4. Reason behind all the types. They get the same type of response back right?
Bypassing firewalls. Now think about this. We know every connection sends a
syn for connection request. So, for a port that isn’t meant to make connections with the outer world can easily be configured to have a firewall set.
This firewall can be capable of dropping every packet that has the
syn flag set. Each of the above scan types has different combination of flags and many firewalls aren’t that nicely configured to block each of them!
5. Let’s get our scans ordered.
For a user to start using nmap, it is crucial to know which hosts are up and running for us to enumerate. Thus, we ping a range of IP inside the network.
In this case, we can use
-sn that “sweep”s through all the hosts inside the IP, pinging each and checking it’s activity. If yes, we move ahead scanning it’s ports.
If you want to scan all ports on a host, use
-p-. This iterates through every port on the target and enumerates what service is running on each.

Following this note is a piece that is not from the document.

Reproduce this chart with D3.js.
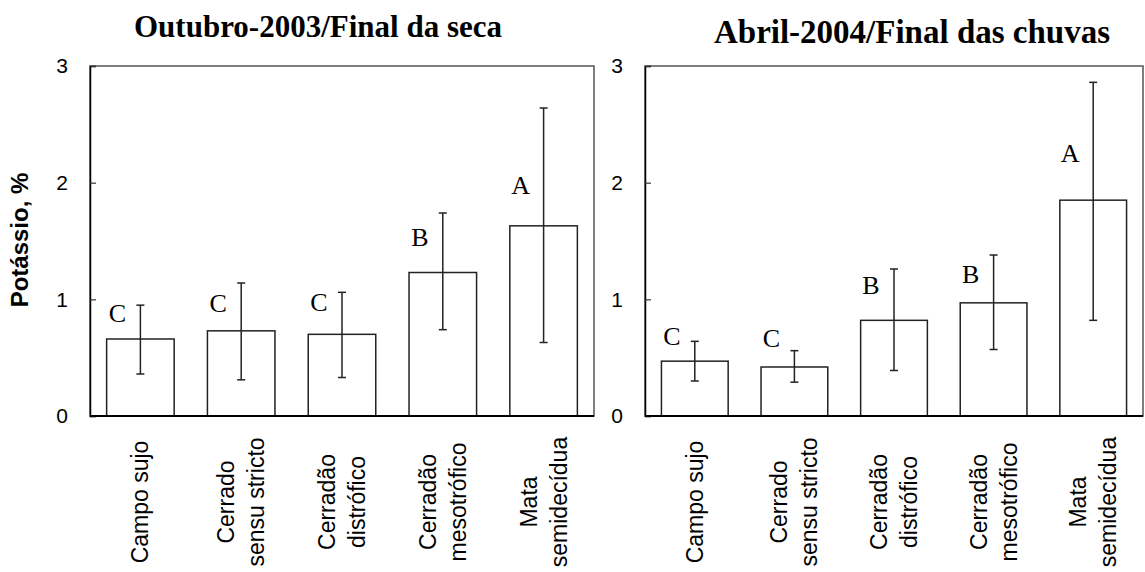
<!DOCTYPE html>
<html>
<head>
<meta charset="utf-8">
<script src="https://cdn.jsdelivr.net/npm/d3@7"></script>
<style>
  html, body { margin: 0; padding: 0; background: #fff; }
  svg { display: block; }
</style>
</head>
<body>
<svg id="chart" width="1145" height="572"></svg>
<script>
// ---------- data ----------
const categories = ["Campo sujo", "Cerrado\nsensu stricto", "Cerradão\ndistrófico", "Cerradão\nmesotrófico", "Mata\nsemidecídua"];
const yTicks = [0, 1, 2, 3];

const out2003Title = "Outubro-2003/Final da seca";
const out2003Mean  = [0.66, 0.73, 0.70, 1.23, 1.63];
const out2003Upper = [0.95, 1.14, 1.06, 1.74, 2.64];
const out2003Lower = [0.36, 0.31, 0.33, 0.74, 0.63];
const out2003Letters = ["C", "C", "C", "B", "A"];
const out2003LetterAt = [0.81, 0.89, 0.90, 1.46, 1.90];

const abr2004Title = "Abril-2004/Final das chuvas";
const abr2004Mean  = [0.47, 0.42, 0.82, 0.97, 1.85];
const abr2004Upper = [0.64, 0.56, 1.26, 1.38, 2.86];
const abr2004Lower = [0.30, 0.29, 0.39, 0.57, 0.82];
const abr2004Letters = ["C", "C", "B", "B", "A"];
const abr2004LetterAt = [0.61, 0.59, 1.05, 1.14, 2.18];

const yLabel = "Potássio, %";

// ---------- drawing ----------
const svg = d3.select("#chart");

const panels = [
  { title: out2003Title, mean: out2003Mean, up: out2003Upper, lo: out2003Lower, letters: out2003Letters, letterAt: out2003LetterAt,
    x0: 90, x1: 594, y0: 66, y1: 416, titleX: 318, titleY: 37, titleSize: 31 },
  { title: abr2004Title, mean: abr2004Mean, up: abr2004Upper, lo: abr2004Lower, letters: abr2004Letters, letterAt: abr2004LetterAt,
    x0: 645, x1: 1143, y0: 66, y1: 416, titleX: 912, titleY: 43, titleSize: 33 }
];

panels.forEach(p => {
  const g = svg.append("g");
  const x = d3.scaleBand().domain(categories).range([p.x0, p.x1]).paddingInner(0.33).paddingOuter(0.165);
  const y = d3.scaleLinear().domain([0, 3]).range([p.y1, p.y0]);

  // title
  g.append("text")
    .attr("x", p.titleX).attr("y", p.titleY)
    .attr("text-anchor", "middle")
    .attr("font-family", "'Liberation Serif', 'Times New Roman', serif")
    .attr("font-weight", "bold")
    .attr("font-size", p.titleSize)
    .text(p.title);

  // frame (top and right)
  g.append("rect")
    .attr("x", p.x0).attr("y", p.y0)
    .attr("width", p.x1 - p.x0).attr("height", p.y1 - p.y0)
    .attr("fill", "none").attr("stroke", "#555").attr("stroke-width", 1.5);

  // bars
  g.selectAll("rect.bar").data(categories).join("rect")
    .attr("class", "bar")
    .attr("x", d => x(d))
    .attr("y", (d, i) => y(p.mean[i]))
    .attr("width", x.bandwidth())
    .attr("height", (d, i) => y(0) - y(p.mean[i]))
    .attr("fill", "#fff").attr("stroke", "#222").attr("stroke-width", 1.5);

  // error bars
  const eb = g.selectAll("g.eb").data(categories).join("g").attr("class", "eb");
  eb.append("line")
    .attr("x1", d => x(d) + x.bandwidth() / 2).attr("x2", d => x(d) + x.bandwidth() / 2)
    .attr("y1", (d, i) => y(p.lo[i])).attr("y2", (d, i) => y(p.up[i]))
    .attr("stroke", "#222").attr("stroke-width", 1.5);
  eb.append("line")
    .attr("x1", d => x(d) + x.bandwidth() / 2 - 4).attr("x2", d => x(d) + x.bandwidth() / 2 + 4)
    .attr("y1", (d, i) => y(p.up[i])).attr("y2", (d, i) => y(p.up[i]))
    .attr("stroke", "#222").attr("stroke-width", 1.5);
  eb.append("line")
    .attr("x1", d => x(d) + x.bandwidth() / 2 - 4).attr("x2", d => x(d) + x.bandwidth() / 2 + 4)
    .attr("y1", (d, i) => y(p.lo[i])).attr("y2", (d, i) => y(p.lo[i]))
    .attr("stroke", "#222").attr("stroke-width", 1.5);

  // letters
  g.selectAll("text.letter").data(categories).join("text")
    .attr("class", "letter")
    .attr("x", d => x(d) + x.bandwidth() / 2 - 23)
    .attr("y", (d, i) => y(p.letterAt[i]))
    .attr("text-anchor", "middle")
    .attr("font-family", "'Liberation Serif', 'Times New Roman', serif")
    .attr("font-size", 26)
    .text((d, i) => p.letters[i]);

  // y axis (ticks pointing inward)
  const yAxis = d3.axisRight(y).tickValues(yTicks).tickSize(6).tickFormat("");
  const ya = g.append("g").attr("transform", `translate(${p.x0},0)`).call(yAxis);
  ya.select(".domain").attr("stroke", "#000").attr("stroke-width", 1.5);
  ya.selectAll(".tick line").attr("stroke", "#333").attr("stroke-width", 1.2);
  g.selectAll("text.ytick").data(yTicks).join("text")
    .attr("class", "ytick")
    .attr("x", p.x0 - 22).attr("y", d => y(d))
    .attr("dy", "0.35em")
    .attr("text-anchor", "end")
    .attr("font-family", "'Liberation Sans', Arial, sans-serif")
    .attr("font-size", 21)
    .text(d => d);

  // x axis line
  g.append("line")
    .attr("x1", p.x0).attr("x2", p.x1).attr("y1", y(0)).attr("y2", y(0))
    .attr("stroke", "#000").attr("stroke-width", 2);

  // category labels (rotated)
  const cl = g.selectAll("g.cat").data(categories).join("g")
    .attr("class", "cat")
    .attr("transform", d => `translate(${x(d) + x.bandwidth() / 2},502) rotate(-90)`);
  cl.each(function(d) {
    const lines = d.split("\n");
    const n = lines.length;
    lines.forEach((ln, k) => {
      d3.select(this).append("text")
        .attr("x", 0)
        .attr("y", (k - (n - 1) / 2) * 30)
        .attr("dy", "0.35em")
        .attr("text-anchor", "middle")
        .attr("font-family", "'Liberation Sans', Arial, sans-serif")
        .attr("font-size", 23)
        .text(ln);
    });
  });
});

// y label
svg.append("text")
  .attr("transform", "translate(28,240) rotate(-90)")
  .attr("text-anchor", "middle")
  .attr("font-family", "'Liberation Sans', Arial, sans-serif")
  .attr("font-weight", "bold")
  .attr("font-size", 24)
  .text(yLabel);
</script>
</body>
</html>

Running 2 VMs on my host and scanning them on nmap
6. Wait, there are scripts…
This is a section that can’t be covered in a single blog. Quoted from NSE(Nmap Scripting Engine)’s Documentation:
It allows users to write (and share) simple scripts to automate a wide variety of networking tasks. Those scripts are then executed in parallel with the speed and efficiency you expect from Nmap. Users can rely on the growing and diverse set of scripts distributed with Nmap, or write their own to meet custom needs.
-sC which is equivalent to
--script=default, you can utilise the already available scripts present with nmap on your machine.
With scripts, you can automate various tasks including vulnerability detection, network discovery and many more.